If you don't set a budget before you start buying gifts, it's easy for expenses to snowball. Instead, decide before you spend a dime what your budget is. Then, find gifts that fit within your budget.
Don't keep up with the Joneses.
You may want to give your child an elaborate, gift-filled Christmas just like your neighbor does for his kids, but if it isn't in the budget, it isn't in the budget.
Don't feel bad if you have to give your child fewer gifts than his friends get. Honestly, most parents go overboard with gift giving. Besides, Amy Dacyczyn argued that if you give your children too many presents, they are overwhelmed and less excited than if you gave them a few well-chosen presents.
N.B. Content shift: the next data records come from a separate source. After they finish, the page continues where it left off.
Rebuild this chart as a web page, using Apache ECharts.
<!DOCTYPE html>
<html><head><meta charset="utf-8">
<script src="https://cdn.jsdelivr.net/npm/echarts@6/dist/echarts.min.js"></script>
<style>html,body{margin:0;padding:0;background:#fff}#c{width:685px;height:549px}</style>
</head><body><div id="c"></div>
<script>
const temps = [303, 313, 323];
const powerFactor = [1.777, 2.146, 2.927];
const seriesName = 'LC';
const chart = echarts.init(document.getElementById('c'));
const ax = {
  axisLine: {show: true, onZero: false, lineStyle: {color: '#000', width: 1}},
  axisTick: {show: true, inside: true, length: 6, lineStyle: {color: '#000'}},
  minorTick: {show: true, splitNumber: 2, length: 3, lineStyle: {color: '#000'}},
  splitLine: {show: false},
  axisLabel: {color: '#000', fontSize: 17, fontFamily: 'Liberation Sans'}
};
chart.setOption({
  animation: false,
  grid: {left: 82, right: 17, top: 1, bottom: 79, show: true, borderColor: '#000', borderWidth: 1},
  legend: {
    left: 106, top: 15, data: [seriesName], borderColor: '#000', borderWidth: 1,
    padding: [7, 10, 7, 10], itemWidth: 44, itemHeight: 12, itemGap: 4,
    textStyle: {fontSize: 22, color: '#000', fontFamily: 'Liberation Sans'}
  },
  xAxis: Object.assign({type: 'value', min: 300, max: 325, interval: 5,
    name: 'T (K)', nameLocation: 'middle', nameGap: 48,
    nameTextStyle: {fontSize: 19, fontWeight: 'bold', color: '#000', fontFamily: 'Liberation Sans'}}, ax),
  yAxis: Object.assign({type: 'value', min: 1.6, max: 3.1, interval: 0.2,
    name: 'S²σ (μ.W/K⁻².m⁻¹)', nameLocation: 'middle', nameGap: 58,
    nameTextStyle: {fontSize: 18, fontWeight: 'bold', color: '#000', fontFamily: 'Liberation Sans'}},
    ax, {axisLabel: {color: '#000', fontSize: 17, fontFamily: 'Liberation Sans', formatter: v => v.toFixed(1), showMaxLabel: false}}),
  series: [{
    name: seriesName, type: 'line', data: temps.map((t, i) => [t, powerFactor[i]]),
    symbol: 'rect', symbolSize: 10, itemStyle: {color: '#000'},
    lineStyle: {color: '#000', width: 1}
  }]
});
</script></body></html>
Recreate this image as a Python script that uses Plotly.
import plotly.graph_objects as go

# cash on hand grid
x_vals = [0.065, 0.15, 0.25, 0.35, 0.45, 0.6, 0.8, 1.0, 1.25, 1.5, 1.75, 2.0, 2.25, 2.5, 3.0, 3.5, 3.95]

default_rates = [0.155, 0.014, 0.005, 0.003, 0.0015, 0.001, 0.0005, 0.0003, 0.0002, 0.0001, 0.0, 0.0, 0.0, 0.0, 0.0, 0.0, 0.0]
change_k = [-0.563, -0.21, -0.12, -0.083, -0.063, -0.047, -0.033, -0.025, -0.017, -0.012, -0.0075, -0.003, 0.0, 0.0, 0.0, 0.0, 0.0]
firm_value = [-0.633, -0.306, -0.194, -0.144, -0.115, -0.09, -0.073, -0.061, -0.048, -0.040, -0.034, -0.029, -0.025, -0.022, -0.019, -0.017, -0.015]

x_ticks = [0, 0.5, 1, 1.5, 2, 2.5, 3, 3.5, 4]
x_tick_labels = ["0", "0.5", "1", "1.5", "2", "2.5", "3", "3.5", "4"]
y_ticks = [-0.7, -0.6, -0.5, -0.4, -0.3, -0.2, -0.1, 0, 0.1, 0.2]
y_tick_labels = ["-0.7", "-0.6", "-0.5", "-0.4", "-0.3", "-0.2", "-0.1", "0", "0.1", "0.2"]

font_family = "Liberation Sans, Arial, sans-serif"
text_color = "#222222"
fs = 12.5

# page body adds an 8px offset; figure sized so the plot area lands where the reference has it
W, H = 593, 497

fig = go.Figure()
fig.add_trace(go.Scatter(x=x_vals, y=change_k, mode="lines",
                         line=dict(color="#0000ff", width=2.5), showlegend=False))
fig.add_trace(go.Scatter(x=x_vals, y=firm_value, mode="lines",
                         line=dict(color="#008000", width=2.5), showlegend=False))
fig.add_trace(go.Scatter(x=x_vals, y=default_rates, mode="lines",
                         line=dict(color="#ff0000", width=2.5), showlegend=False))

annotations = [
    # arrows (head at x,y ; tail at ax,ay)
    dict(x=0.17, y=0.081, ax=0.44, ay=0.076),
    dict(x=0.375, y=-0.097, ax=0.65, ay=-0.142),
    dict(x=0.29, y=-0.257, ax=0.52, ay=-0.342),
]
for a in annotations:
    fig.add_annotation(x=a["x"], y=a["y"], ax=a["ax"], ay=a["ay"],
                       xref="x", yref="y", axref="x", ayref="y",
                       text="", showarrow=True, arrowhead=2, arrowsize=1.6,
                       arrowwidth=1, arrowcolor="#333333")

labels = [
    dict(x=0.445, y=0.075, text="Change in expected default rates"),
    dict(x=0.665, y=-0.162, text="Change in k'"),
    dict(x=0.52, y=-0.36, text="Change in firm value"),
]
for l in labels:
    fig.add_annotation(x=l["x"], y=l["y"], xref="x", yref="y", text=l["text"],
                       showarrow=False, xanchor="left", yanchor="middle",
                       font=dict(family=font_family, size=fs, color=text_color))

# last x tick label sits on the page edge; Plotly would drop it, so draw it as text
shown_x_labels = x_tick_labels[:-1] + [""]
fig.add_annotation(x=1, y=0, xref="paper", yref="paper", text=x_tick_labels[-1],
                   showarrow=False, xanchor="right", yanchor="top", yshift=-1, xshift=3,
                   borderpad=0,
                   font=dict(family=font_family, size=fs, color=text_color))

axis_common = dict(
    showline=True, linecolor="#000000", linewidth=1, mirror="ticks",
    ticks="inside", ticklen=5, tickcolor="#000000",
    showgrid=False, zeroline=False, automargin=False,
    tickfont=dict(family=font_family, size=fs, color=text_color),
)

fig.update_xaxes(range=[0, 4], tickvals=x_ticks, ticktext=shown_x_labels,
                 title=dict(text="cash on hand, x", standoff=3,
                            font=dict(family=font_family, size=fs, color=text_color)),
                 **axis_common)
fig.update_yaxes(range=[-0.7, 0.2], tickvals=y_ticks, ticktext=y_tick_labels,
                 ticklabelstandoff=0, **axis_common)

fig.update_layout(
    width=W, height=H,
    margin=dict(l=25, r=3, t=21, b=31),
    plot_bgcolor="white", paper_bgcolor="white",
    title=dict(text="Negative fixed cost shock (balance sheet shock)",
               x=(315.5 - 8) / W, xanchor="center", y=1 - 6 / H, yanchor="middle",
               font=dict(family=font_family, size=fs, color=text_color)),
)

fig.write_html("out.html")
Raise the money BEFORE you spend.
If we all did this every year, there would be no holiday hangover come January when you're staring at a high credit card bill that you have no idea how you will pay. You don't want to still be paying interest in March for presents you bought back in December. Use a debit card or cash. If you do use a credit card, don't spend any more than you have in cash. You must be able to pay off the credit card immediately.
To raise the extra funds, consider slashing your entertainment budget for a month. If you dine out once or twice a week and decide to forego that for 4 to 6 weeks, you may have all the money you need to buy Christmas presents. Another idea is to find ways to generate the extra cash you need such as getting a second job, working overtime, or starting a side gig. Giving plasma doesn't require experience and is something anyone can do.
Start on homemade gifts NOW.
You may think that people on your gift-giving list may not want homemade items, but that isn't always true. Growing up, my mom always included a few homemade gifts for me. One year she made my baby doll a homemade, crocheted blanket as well as a sheet and pillows, each trimmed with crochet to match the blanket. I still have that set, and my girls play with it now. I also loved getting homemade Barbie clothes. If you haven't considered making homemade gifts for your kids, consider looking at Pinterest for ideas. You'll find more than you can ever imagine.
Make dishes to pass with items you have around the house.
If you're going to a party and need a dish to pass, try making the dish from items you already have in the pantry so you don't have to make a special trip to the store. (Of course, you do want to make a good dish. Once my cousin brought sliced cucumbers as her dish to pass. This is NOT what I'm talking about.)
The holiday season is supposed to be a time to cherish friends and family. It shouldn't be about overeating, overspending, and financial stress. Follow these tips to make the holidays more about joyfully spending time together and less about spending money on gifts most people won't care about just months after you give them.
What's your favorite way to curb holiday spending?